Each student created his or her own micro-business and received the necessary resources to get started—a laptop computer, 3G Internet connection, and a small stipend—as well as hands-on advice from interested business people. They worked on businesses ranging from a brownie catering service to a mobile oil change company, and everything in between. Introducing ourselves on the first night, I had no idea what to expect of the advising session, the micro-businesses, or the students themselves. What I found was truly inspiring.
Ten mentors made it a priority to leave their jobs early once a week to get to the sessions on time—not always an easy task when you have your own business to run, or team to attend to. Every week, as we waited in the lobby of a company that had donated space to host the session, we all chatted excitedly about what our particular student had worked on the week before.
Our five student mentees spent each day of the week visiting companies to learn general business information like logo creation, permits, and incorporation. They contacted and met with professionals in their specific business sectors and then worked in small groups with NFTE staff leaders to apply what they had learned to their individual businesses. On Wednesday nights, they would report all they had been able to accomplish, as well as any obstacles they had encountered, to the business advisors, and we worked with them on resolving the problems.
The result was awesome. Student business owners were able to move at lightning speed because of the resources NFTE offered and the willingness of the business community to help. In week one, they told us the basics about their businesses, showed us their early stage marketing materials, and worked on product development issues with us. By week two, they had hit the streets with actual products for sale and learned how to sell. By week three, most were showing sales, setting projections and goals, and charting their profits against their costs!

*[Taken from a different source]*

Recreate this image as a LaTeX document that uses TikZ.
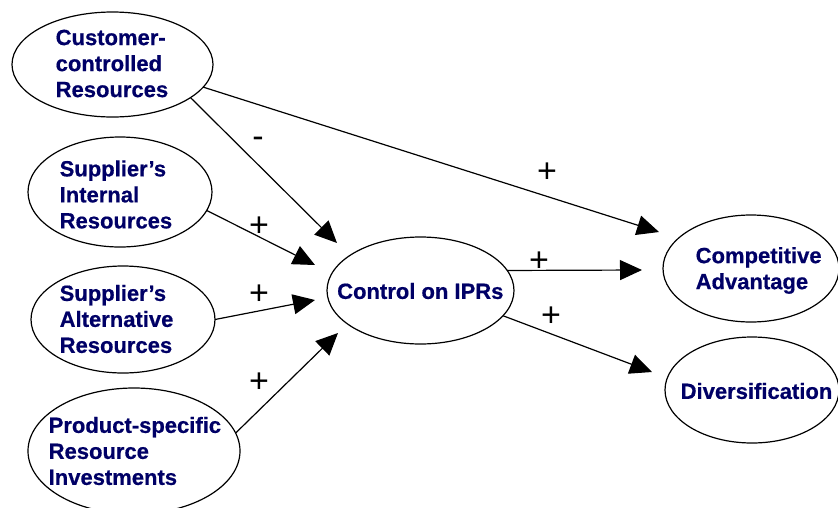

I looked forward to our weekly meetings and always left more impressed than the week before—as well as reenergized to return to my own business the following day. In my conversations with the other advisors, they described feeling the same. We knew when we got started that not every student in the room would choose to become an entrepreneur, and frankly, it didn't matter much.

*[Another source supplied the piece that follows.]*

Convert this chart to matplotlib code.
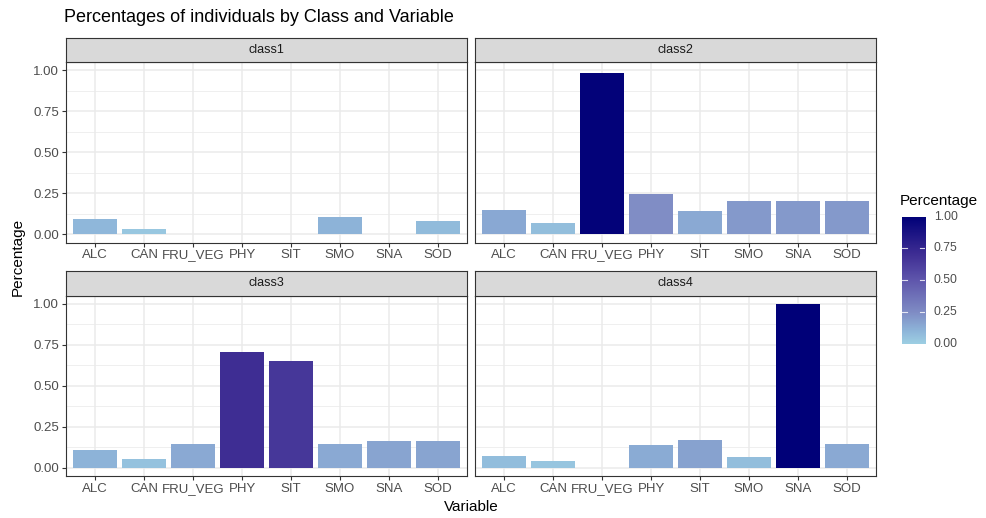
import numpy as np
import matplotlib
matplotlib.use("Agg")
import matplotlib.pyplot as plt
from matplotlib.colors import LinearSegmentedColormap

plt.rcParams['font.family'] = ['Liberation Sans', 'DejaVu Sans']

variables = ["ALC", "CAN", "FRU_VEG", "PHY", "SIT", "SMO", "SNA", "SOD"]
classes = ["class1", "class2", "class3", "class4"]
class1 = [0.095, 0.032, 0.0, 0.0, 0.0, 0.108, 0.0, 0.081]
class2 = [0.146, 0.067, 0.984, 0.246, 0.142, 0.203, 0.203, 0.203]
class3 = [0.109, 0.054, 0.143, 0.706, 0.653, 0.143, 0.163, 0.163]
class4 = [0.074, 0.042, 0.0, 0.137, 0.171, 0.068, 1.000, 0.143]
values = [class1, class2, class3, class4]
y_ticks = [0.0, 0.25, 0.5, 0.75, 1.0]

# light blue -> navy gradient (matched to the screenshot's tones)
cmap = LinearSegmentedColormap.from_list("pct", [
    (0.0, "#9DCFE3"), (0.1, "#8EB5D9"), (0.25, "#7F8BC4"),
    (0.5, "#5F56AC"), (0.7, "#3F2E94"), (1.0, "#000078")])

W, H = 987, 518
fig = plt.figure(figsize=(W / 100, H / 100), dpi=100)


def box(x0, y0, x1, y1):
    return [x0 / W, 1 - y1 / H, (x1 - x0) / W, (y1 - y0) / H]


cols = [(66, 467), (475, 876)]
rows = [(37.5, 62, 242.5), (271, 295.5, 476)]

for i, (name, vals) in enumerate(zip(classes, values)):
    cx0, cx1 = cols[i % 2]
    sy0, py0, py1 = rows[i // 2]
    ax = fig.add_axes(box(cx0, py0, cx1, py1))
    x = np.arange(len(variables))
    ax.bar(x, vals, width=0.9, color=cmap(np.array(vals)), zorder=2)
    ax.set_xlim(-0.6, len(variables) - 0.4)
    ax.set_ylim(-0.05, 1.05)
    ax.set_xticks(x)
    ax.set_xticklabels(variables)
    ax.set_yticks(y_ticks)
    ax.set_yticklabels(["%.2f" % v for v in y_ticks])
    ax.set_yticks([0.125, 0.375, 0.625, 0.875], minor=True)
    ax.grid(True, which='major', color='#EBEBEB', lw=1.1, zorder=0)
    ax.grid(True, which='minor', axis='y', color='#EBEBEB', lw=0.55, zorder=0)
    ax.set_axisbelow(True)
    for s in ax.spines.values():
        s.set_color('#333333')
        s.set_linewidth(0.8)
    ax.tick_params(which='major', length=3, color='#333333', labelcolor='#4D4D4D',
                   labelsize=9.5, pad=2)
    ax.tick_params(which='minor', length=0)
    if i % 2 == 1:
        ax.tick_params(axis='y', left=False, labelleft=False)
    # strip
    sax = fig.add_axes(box(cx0, sy0, cx1, py0))
    sax.set_facecolor('#D9D9D9')
    sax.set_xticks([])
    sax.set_yticks([])
    for s in sax.spines.values():
        s.set_color('#333333')
        s.set_linewidth(0.8)
    sax.text(0.5, 0.5, name, ha='center', va='center', fontsize=9,
             color='#1A1A1A', transform=sax.transAxes)

fig.text(64 / W, 1 - 18 / H, "Percentages of individuals by Class and Variable",
         fontsize=13, ha='left', va='center', color='black')
fig.text(18 / W, 1 - 257 / H, "Percentage", rotation=90, fontsize=11,
         ha='center', va='center')
fig.text(471 / W, 1 - 507 / H, "Variable", fontsize=11, ha='center', va='center')

# colour bar legend
cax = fig.add_axes(box(902, 216.5, 925, 344))
grad = np.linspace(0, 1, 300).reshape(-1, 1)
cax.imshow(grad, aspect='auto', cmap=cmap, origin='lower', extent=[0, 1, 0, 1])
for v in y_ticks[1:-1]:
    cax.plot([0, 0.2], [v, v], color='white', lw=0.8, alpha=0.8)
    cax.plot([0.8, 1], [v, v], color='white', lw=0.8, alpha=0.8)
cax.set_xlim(0, 1)
cax.set_ylim(0, 1)
cax.set_xticks([])
cax.set_yticks([])
for s in cax.spines.values():
    s.set_visible(False)
for v in y_ticks:
    fig.text(934 / W, 1 - (344 - v * 127.5) / H, "%.2f" % v, fontsize=8.8,
             color='#4D4D4D', ha='left', va='center')
fig.text(900 / W, 1 - 201.5 / H, "Percentage", fontsize=11, ha='left', va='center')

fig.savefig("out.png", dpi=100)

The program taught valuable critical thinking skills that are not only applicable to owning a business, but also to the students' immediate success in school. Those same skills will one day be key to these students becoming an important part of the workforce, at whatever level they might choose. I will never forget, for example, the night one of the students shared with us that she had gone to a fast-food restaurant that day, and was at first annoyed at the price of the guacamole to accompany her burrito—but then thought about the cost of ingredients, the labor to make and serve it, and suddenly thought that the price seemed pretty reasonable.

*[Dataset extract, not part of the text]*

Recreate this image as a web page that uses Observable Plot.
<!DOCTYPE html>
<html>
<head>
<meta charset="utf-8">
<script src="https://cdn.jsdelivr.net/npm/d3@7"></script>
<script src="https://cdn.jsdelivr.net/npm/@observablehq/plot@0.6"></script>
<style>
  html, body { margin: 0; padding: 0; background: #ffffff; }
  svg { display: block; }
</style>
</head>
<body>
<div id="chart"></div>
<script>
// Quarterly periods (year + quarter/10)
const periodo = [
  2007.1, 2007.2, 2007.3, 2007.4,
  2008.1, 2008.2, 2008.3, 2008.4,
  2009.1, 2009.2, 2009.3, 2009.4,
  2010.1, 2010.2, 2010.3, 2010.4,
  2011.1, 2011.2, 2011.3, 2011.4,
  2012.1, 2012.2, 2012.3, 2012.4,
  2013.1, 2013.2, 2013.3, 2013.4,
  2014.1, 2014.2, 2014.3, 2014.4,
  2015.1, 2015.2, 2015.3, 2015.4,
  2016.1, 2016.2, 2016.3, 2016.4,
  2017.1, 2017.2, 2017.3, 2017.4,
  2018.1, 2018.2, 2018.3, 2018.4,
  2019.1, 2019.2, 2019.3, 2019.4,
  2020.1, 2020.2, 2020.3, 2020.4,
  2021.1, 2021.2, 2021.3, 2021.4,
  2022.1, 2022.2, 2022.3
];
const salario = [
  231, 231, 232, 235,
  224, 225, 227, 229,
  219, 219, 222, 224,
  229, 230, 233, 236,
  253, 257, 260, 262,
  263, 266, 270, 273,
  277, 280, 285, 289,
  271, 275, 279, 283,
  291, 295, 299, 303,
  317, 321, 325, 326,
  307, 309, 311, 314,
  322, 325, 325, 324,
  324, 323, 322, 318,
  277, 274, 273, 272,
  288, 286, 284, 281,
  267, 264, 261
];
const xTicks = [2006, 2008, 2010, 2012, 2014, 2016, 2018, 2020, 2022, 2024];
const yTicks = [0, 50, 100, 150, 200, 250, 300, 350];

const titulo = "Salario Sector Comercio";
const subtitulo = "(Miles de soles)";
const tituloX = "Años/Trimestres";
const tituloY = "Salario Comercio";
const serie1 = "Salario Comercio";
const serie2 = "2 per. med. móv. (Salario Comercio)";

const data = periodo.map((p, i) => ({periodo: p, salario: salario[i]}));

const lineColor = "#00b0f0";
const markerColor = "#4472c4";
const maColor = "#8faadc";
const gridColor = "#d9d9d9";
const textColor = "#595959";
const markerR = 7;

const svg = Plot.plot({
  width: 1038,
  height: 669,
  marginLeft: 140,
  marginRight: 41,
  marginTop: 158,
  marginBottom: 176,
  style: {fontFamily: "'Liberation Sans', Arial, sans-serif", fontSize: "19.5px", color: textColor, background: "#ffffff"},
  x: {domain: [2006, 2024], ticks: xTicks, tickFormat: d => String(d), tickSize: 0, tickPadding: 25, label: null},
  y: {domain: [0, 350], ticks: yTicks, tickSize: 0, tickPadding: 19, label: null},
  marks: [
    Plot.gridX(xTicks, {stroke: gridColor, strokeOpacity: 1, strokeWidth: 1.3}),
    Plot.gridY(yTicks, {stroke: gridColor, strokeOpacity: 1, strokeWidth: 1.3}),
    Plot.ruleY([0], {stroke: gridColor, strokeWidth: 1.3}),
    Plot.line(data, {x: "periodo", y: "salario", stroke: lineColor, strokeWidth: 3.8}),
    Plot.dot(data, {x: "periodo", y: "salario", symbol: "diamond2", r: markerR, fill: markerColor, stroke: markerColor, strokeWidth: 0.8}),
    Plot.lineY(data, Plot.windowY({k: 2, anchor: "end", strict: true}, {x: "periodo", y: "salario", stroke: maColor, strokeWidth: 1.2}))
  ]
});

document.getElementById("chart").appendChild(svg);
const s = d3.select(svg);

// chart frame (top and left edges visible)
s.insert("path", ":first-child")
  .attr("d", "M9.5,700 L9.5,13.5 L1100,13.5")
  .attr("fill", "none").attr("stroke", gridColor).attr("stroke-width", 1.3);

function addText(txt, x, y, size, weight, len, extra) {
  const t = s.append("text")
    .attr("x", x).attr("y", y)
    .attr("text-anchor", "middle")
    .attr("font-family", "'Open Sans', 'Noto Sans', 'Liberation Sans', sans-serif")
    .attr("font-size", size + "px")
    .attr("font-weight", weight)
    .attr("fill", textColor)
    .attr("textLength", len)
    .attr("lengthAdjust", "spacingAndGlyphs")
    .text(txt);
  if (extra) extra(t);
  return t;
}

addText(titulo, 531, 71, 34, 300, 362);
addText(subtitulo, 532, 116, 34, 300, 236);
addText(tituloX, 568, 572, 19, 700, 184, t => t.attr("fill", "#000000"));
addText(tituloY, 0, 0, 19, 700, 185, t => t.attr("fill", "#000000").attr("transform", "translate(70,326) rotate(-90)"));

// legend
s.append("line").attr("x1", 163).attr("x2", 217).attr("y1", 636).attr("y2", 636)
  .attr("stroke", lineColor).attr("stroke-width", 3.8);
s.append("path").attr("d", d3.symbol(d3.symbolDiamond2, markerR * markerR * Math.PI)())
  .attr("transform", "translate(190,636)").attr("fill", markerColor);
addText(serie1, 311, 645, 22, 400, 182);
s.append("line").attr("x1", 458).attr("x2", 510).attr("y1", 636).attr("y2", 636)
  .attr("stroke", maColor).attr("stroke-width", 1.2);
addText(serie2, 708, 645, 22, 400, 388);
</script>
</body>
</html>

In the last week of 2011, the economy remains shaky and, in Washington, it seems politics as usual, regardless of your party affiliation. Our middle class is having a harder time than ever gaining access to higher education. Finding the right employee if you are hiring, or a good job if you are seeking one, has become a monumental task. And yet there is hope. After meeting these students, I am more convinced than ever that one of the last methods of class mobility available to today's youth is entrepreneurship. If you have a good idea, and can find a way to get it to market, you can be successful.
As a business owner, I feel an obligation to give back by helping those who are just starting out on the same path I did. I hope more people will do the same in 2012. If the other nine mentors I met are any indication of what’s possible, I’d say business owners can change tomorrow much faster than the government can—we just have to decide how we each personally are going to make a difference.